In the event that any drawing should have to be given or disclosed to third parties for the execution of the
plant, the BUYER shall inform SELLER and may require such drawings or copies from SELLER, specifying
their purpose and destination.
16.3 The BUYER shall be responsible for making sure that the duty of confidentiality shall also be complied with
by any third parties. The BUYER shall prove at SELLER’s request that it has made such third party accept
the confidentiality clause or a similar obligation.
16.4 Conversely, SELLER shall observe professional secrecy for all the data communicated to it by the BUYER
during execution of contract and subsequent visits.
17.1 In case any controversy shall arise between the BUYER and the SELLER as to the interpretation or
application of any terms, conditions, requirements or obligations under or in connection with the present
contract, inclusive of those on its validity, final settlement shall be made by arbitration.

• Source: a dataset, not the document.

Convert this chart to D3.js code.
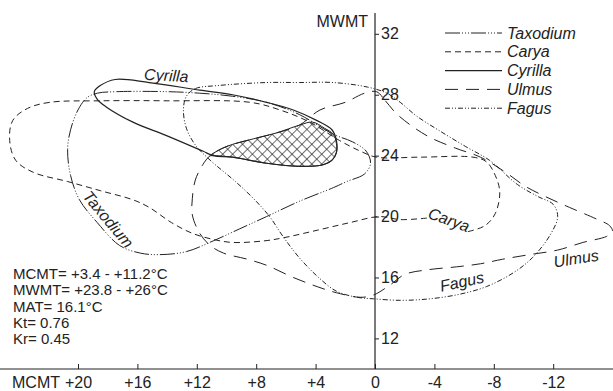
<!DOCTYPE html>
<html>
<head>
<meta charset="utf-8">
<script src="https://cdn.jsdelivr.net/npm/d3@7"></script>
<style>
  html, body { margin: 0; padding: 0; background: #fff; }
  svg { display: block; font-family: "Liberation Sans", Arial, Helvetica, sans-serif; }
</style>
</head>
<body>
<svg id="chart" width="613" height="391"></svg>
<script>
// Climatic ranges of five genera: [MCMT, MWMT] outline points in °C
const xTicks = [20, 16, 12, 8, 4, 0, -4, -8, -12];
const yTicks = [32, 28, 24, 20, 16, 12];

const taxodium = [[18.7,28.1],[17.4,28.2],[14.0,28.2],[11.8,28.1],[9.6,27.9],[7.3,27.5],[5.1,26.7],[2.8,25.4],[1.5,24.9],[0.6,24.3],[0.3,23.5],[0.7,22.8],[1.9,22.3],[2.8,21.9],[5.1,21.0],[7.3,20.0],[9.1,19.2],[10.9,18.4],[12.7,17.7],[14.5,17.5],[15.8,17.6],[17.2,18.1],[18.7,19.6],[19.9,21.1],[20.5,22.7],[20.7,24.4],[20.5,25.7],[20.0,27.0],[19.4,27.8]];

// open outline: the gap is where the "Carya" label sits
const carya = [[-3.5,19.9],[-1.7,19.8],[-0.3,20.0],[1.7,19.6],[3.9,19.1],[6.2,18.6],[7.5,18.4],[9.6,18.3],[10.9,18.5],[12.3,18.9],[13.7,19.6],[15.2,20.6],[16.3,21.1],[18.5,21.7],[20.7,22.3],[23.0,22.9],[24.2,23.7],[24.6,25.0],[24.4,26.3],[23.4,27.1],[21.9,27.5],[18.5,27.6],[14.0,27.6],[8.4,27.5],[6.4,27.0],[4.4,26.2],[2.4,25.0],[1.0,24.3],[-0.1,23.9],[-3.0,23.9],[-6.6,23.9],[-7.5,23.6],[-8.1,22.7],[-8.4,21.6],[-8.1,20.2],[-7.4,19.4],[-6.2,19.0]];

const cyrilla = [[18.9,28.2],[18.5,28.6],[17.5,29.0],[15.2,28.8],[11.8,28.3],[9.6,28.0],[7.3,27.5],[5.5,27.0],[3.9,26.3],[2.9,25.7],[2.6,25.0],[2.6,24.2],[2.9,23.7],[3.5,23.4],[5.1,23.3],[7.3,23.5],[9.6,23.9],[10.9,24.0],[11.6,24.3],[14.0,25.3],[16.3,26.2],[18.1,27.2],[18.7,27.7]];

const ulmus = [[-0.1,28.2],[-0.7,27.6],[-1.4,26.8],[-2.4,26.0],[-3.7,25.2],[-5.4,24.5],[-7.1,23.9],[-8.8,22.9],[-10.1,22.0],[-11.5,21.3],[-13.1,20.6],[-15.0,19.8],[-15.8,19.4],[-16.0,19.0],[-15.6,18.7],[-14.0,18.3],[-12.3,17.8],[-10.4,17.5],[-8.6,17.2],[-7.1,16.9],[-5.5,16.7],[-3.5,16.5],[-2.0,16.2],[-1.0,15.5],[0.1,14.85],[1.0,14.7],[2.6,15.0],[3.9,15.4],[5.5,16.0],[7.3,16.8],[8.6,17.2],[10.2,17.6],[11.1,18.1],[11.8,18.9],[12.3,20.1],[12.3,21.2],[12.1,22.4],[11.6,23.4],[11.1,24.0],[10.0,24.6],[8.2,25.1],[6.6,25.5],[5.1,26.0],[3.7,27.0],[2.0,27.5],[0.7,28.1]];

const fagus = [[12.7,27.9],[12.1,28.4],[10.6,28.6],[7.3,28.8],[5.1,28.8],[2.8,28.8],[0.5,28.5],[-0.8,28.1],[-1.7,27.5],[-2.8,26.6],[-4.4,25.6],[-6.1,24.6],[-7.7,23.7],[-9.6,22.1],[-11.0,21.3],[-12.0,20.8],[-12.3,20.0],[-11.8,18.8],[-10.6,17.3],[-9.3,16.3],[-7.5,15.4],[-5.7,14.9],[-3.7,14.6],[-1.7,14.5],[0.1,14.6],[1.2,14.7],[2.6,15.1],[3.8,16.0],[5.1,17.3],[6.2,18.7],[7.1,20.0],[8.1,21.1],[9.4,22.3],[11.1,23.7],[12.1,24.7],[12.7,25.8],[12.9,27.0]];

// coexistence interval (hatched)
const overlap = [[11.1,24.0],[10.0,24.6],[8.2,25.1],[6.6,25.5],[5.1,26.0],[4.2,26.2],[3.4,25.8],[2.8,25.4],[2.6,24.8],[2.6,24.2],[2.9,23.7],[3.5,23.4],[5.1,23.3],[7.3,23.5],[9.6,23.9],[10.9,24.0]];

const legendNames = ["Taxodium", "Carya", "Cyrilla", "Ulmus", "Fagus"];

// curve labels: text, MCMT, MWMT (baseline centre), rotation
const curveLabelText = ["Cyrilla", "Taxodium", "Carya", "Ulmus", "Fagus"];
const curveLabelAt = [[14.07, 28.9], [18.25, 19.58], [-4.85, 19.45], [-13.6, 16.89], [-5.93, 15.37]];
const curveLabelAngle = [3, 50, 20, -9, -12];

const notes = ["MCMT= +3.4 - +11.2\u00B0C", "MWMT= +23.8 - +26\u00B0C", "MAT= 16.1\u00B0C", "Kt= 0.76", "Kr= 0.45"];

const W = 613, H = 391;
const ink = "#222";
const svg = d3.select("#chart");

const x = d3.scaleLinear().domain([0, 20]).range([375, 78]);
const y = d3.scaleLinear().domain([12, 32]).range([338.4, 33.8]);
const axisY = 369;

// hatch pattern
const defs = svg.append("defs");
const pat = defs.append("pattern")
  .attr("id", "hatch").attr("patternUnits", "userSpaceOnUse")
  .attr("width", 7).attr("height", 7)
  .attr("patternTransform", "rotate(45)");
pat.append("line").attr("x1", 0).attr("y1", 0).attr("x2", 0).attr("y2", 7)
  .attr("stroke", ink).attr("stroke-width", 1.3);
pat.append("line").attr("x1", 0).attr("y1", 0).attr("x2", 7).attr("y2", 0)
  .attr("stroke", ink).attr("stroke-width", 1.3);

const styles = {
  Taxodium: "15,2,1,2,1,2,1,2",
  Carya: "6,4",
  Cyrilla: null,
  Ulmus: "13,8",
  Fagus: "5,2,1,2,1,2"
};

const closed = d3.line().x(d => x(d[0])).y(d => y(d[1])).curve(d3.curveCatmullRomClosed.alpha(0.5));
const open = d3.line().x(d => x(d[0])).y(d => y(d[1])).curve(d3.curveCatmullRom.alpha(0.5));

svg.append("path").attr("d", closed(overlap))
  .attr("fill", "url(#hatch)").attr("stroke", ink).attr("stroke-width", 1);

const outlines = [
  ["Taxodium", taxodium, closed],
  ["Carya", carya, open],
  ["Cyrilla", cyrilla, closed],
  ["Ulmus", ulmus, closed],
  ["Fagus", fagus, closed]
];
outlines.forEach(([name, pts, gen]) => {
  svg.append("path").attr("d", gen(pts))
    .attr("fill", "none").attr("stroke", ink)
    .attr("stroke-width", name === "Cyrilla" ? 1.2 : 1)
    .attr("stroke-dasharray", styles[name]);
});

// axes
svg.append("line").attr("x1", 0).attr("x2", W).attr("y1", axisY).attr("y2", axisY)
  .attr("stroke", ink).attr("stroke-width", 1.2);
svg.append("line").attr("x1", x(0)).attr("x2", x(0)).attr("y1", 13).attr("y2", axisY)
  .attr("stroke", ink).attr("stroke-width", 1.2);

const fmt = d => d > 0 ? "+" + d : (d < 0 ? "-" + Math.abs(d) : "0");
const gx = svg.append("g").attr("transform", `translate(0,${axisY})`)
  .call(d3.axisBottom(x).tickValues(xTicks).tickFormat(fmt).tickSize(-5).tickPadding(8));
gx.select(".domain").remove();
gx.selectAll("line").attr("stroke", ink);
gx.selectAll("text").attr("font-size", 16).attr("fill", ink);

const gy = svg.append("g").attr("transform", `translate(${x(0)},0)`)
  .call(d3.axisRight(y).tickValues(yTicks).tickSize(4).tickPadding(2));
gy.select(".domain").remove();
gy.selectAll("line").attr("stroke", ink);
gy.selectAll("text").attr("font-size", 16).attr("fill", ink);
gx.attr("font-family", null); gy.attr("font-family", null);

svg.append("text").attr("x", 12).attr("y", 388).attr("font-size", 16).attr("fill", ink).text("MCMT");
svg.append("text").attr("x", 368).attr("y", 27).attr("text-anchor", "end")
  .attr("font-size", 16).attr("fill", ink).text("MWMT");

// legend
const lg = svg.append("g");
legendNames.forEach((n, i) => {
  const yy = 33 + i * 18.8;
  lg.append("line").attr("x1", 445).attr("x2", 502).attr("y1", yy).attr("y2", yy)
    .attr("stroke", ink).attr("stroke-width", n === "Cyrilla" ? 1.2 : 1)
    .attr("stroke-dasharray", styles[n]);
  lg.append("text").attr("x", 507).attr("y", yy).attr("dy", "0.35em")
    .attr("font-size", 16).attr("font-style", "italic").attr("fill", ink).text(n);
});

// curve labels
curveLabelText.forEach((t, i) => {
  const [mx, mw] = curveLabelAt[i];
  svg.append("text")
    .attr("transform", `translate(${x(mx)},${y(mw)}) rotate(${curveLabelAngle[i]})`)
    .attr("text-anchor", "middle").attr("font-size", 16).attr("font-style", "italic")
    .attr("fill", ink).text(t);
});

// climate notes
notes.forEach((t, i) => {
  svg.append("text").attr("x", 13).attr("y", 279 + i * 16.3)
    .attr("font-size", 15).attr("fill", ink).text(t);
});
</script>
</body>
</html>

17.2 The arbitration proceedings shall be governed by the Rules of Conciliation and Arbitration of the
International Chamber of Commerce, Paris, France. The proceedings shall take place in Vienna, Austria
in the English language. The arbitrators shall apply the laws of Austria to the case at hand, United
Nations Convention on Contracts for the International Sale of Goods (CISG) and the Conflict of Law
principles shall be excluded.
17.3 The ruling of the arbitrators shall be final and binding on BUYER and SELLER.
17.4 SELLER’s principal place of business shall be the place of performance for deliveries and payments,
also in the event that the transfer is agreed to be in a different place.